Whether or not these accusations are true in either case is anyone’s guess — I haven’t been particularly impressed with the evidence presented on either side so far — but it now seems clear that the article above is not a fluke, but rather part of the first volley in what may well be a wave of attacks coming from Chinese state-run media and targeted at Cisco. For example, in addition to the China Economy and Informatization piece, another piece reacting to the Huawei investigation by suggesting Cisco and other US companies should be investigated was published in Caijing National Weekly yesterday. It reads very similarly to the China Economy and Informatization, accusing Cisco of conspiring with US officials to “plot attacks on competitors [like Huawei and ZTE]” and citing “information” suggesting Cisco has a virtual stranglehold on China’s network infrastructure.
Although the name might suggest it is connected to the independent and respected Caijing magazine, Caijing National Weekly is actually a state-run media outlet too (it is directly managed by China’s official Xinhua News Agency). One Cisco hit piece in state media in one day? That could be a coincidence. But two? That’s a little suspicious. And it wasn’t limited to just two; a Voice of China radio broadcast on the subject was adapted into this similar piece that ran yesterday in the People’s Daily. Then there was this article in the China Enterprise Report, yet another state-owned outlet. Numerous versions of this story were published across China’s major news portals, but most of them (every one that I looked at) seem to lead back to one or more of these state media reports.
It is clear, then, that China’s government has decided to respond in-kind to the frosty reception ZTE and Huawei have gotten from the US Congress. I would be quite surprised if a formal investigation into Cisco is not announced within the next few months, and other US companies like Microsoft may also be on the list. But it seems someone has decided that Cisco will bear the brunt of this storm; the company is mentioned more than a dozen times in each of the articles mentioned above. Cisco and other American and Chinese tech companies may need to batten down the hatches for what appears increasingly likely to become a protracted trade war of sorts.

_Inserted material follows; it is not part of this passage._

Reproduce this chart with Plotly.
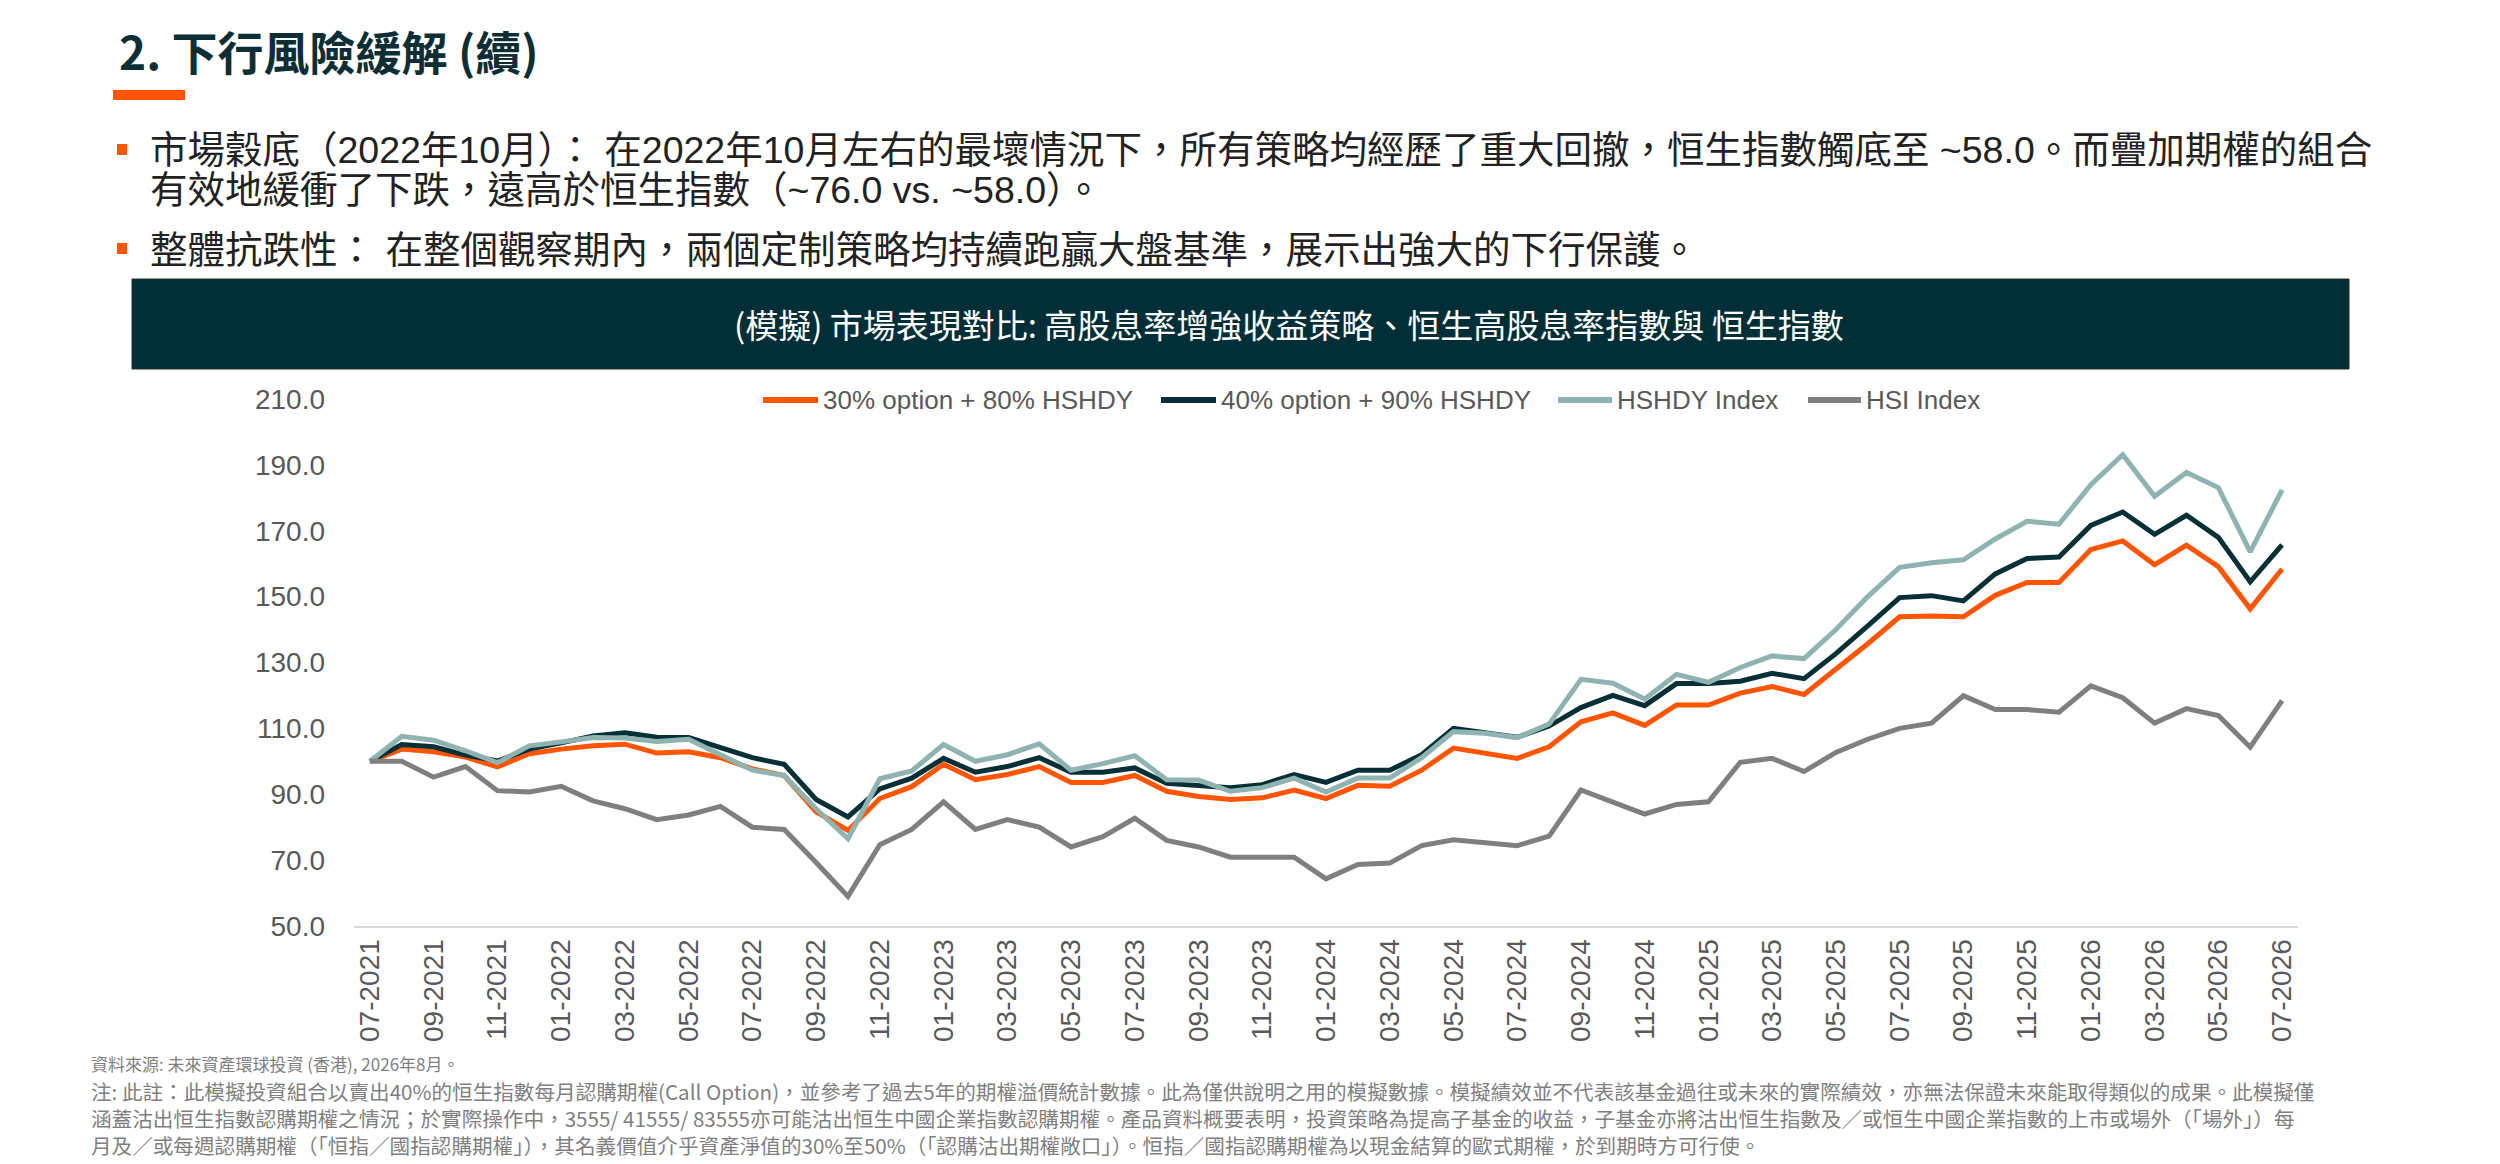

(As a side note, the choice of Cisco as the target of these accusations is interesting given that Cisco has also been accused by the US of collaborating with the Chinese government. In 2008 the company was heavily criticized after it became apparent that Cisco had helped with the infrastructure of China’s Great Firewall censorship system, and in 2011 Cisco was sued in US court by Chinese Falun Gong practitioners for helping the Chinese government persecute them. On the other hand, though, rumor has it that Cisco has been partially responsible for the cold reception Huawei and ZTE have gotten in the US, and if that’s true, it would make Cisco a very attractive target for this kind of “revenge” in China.)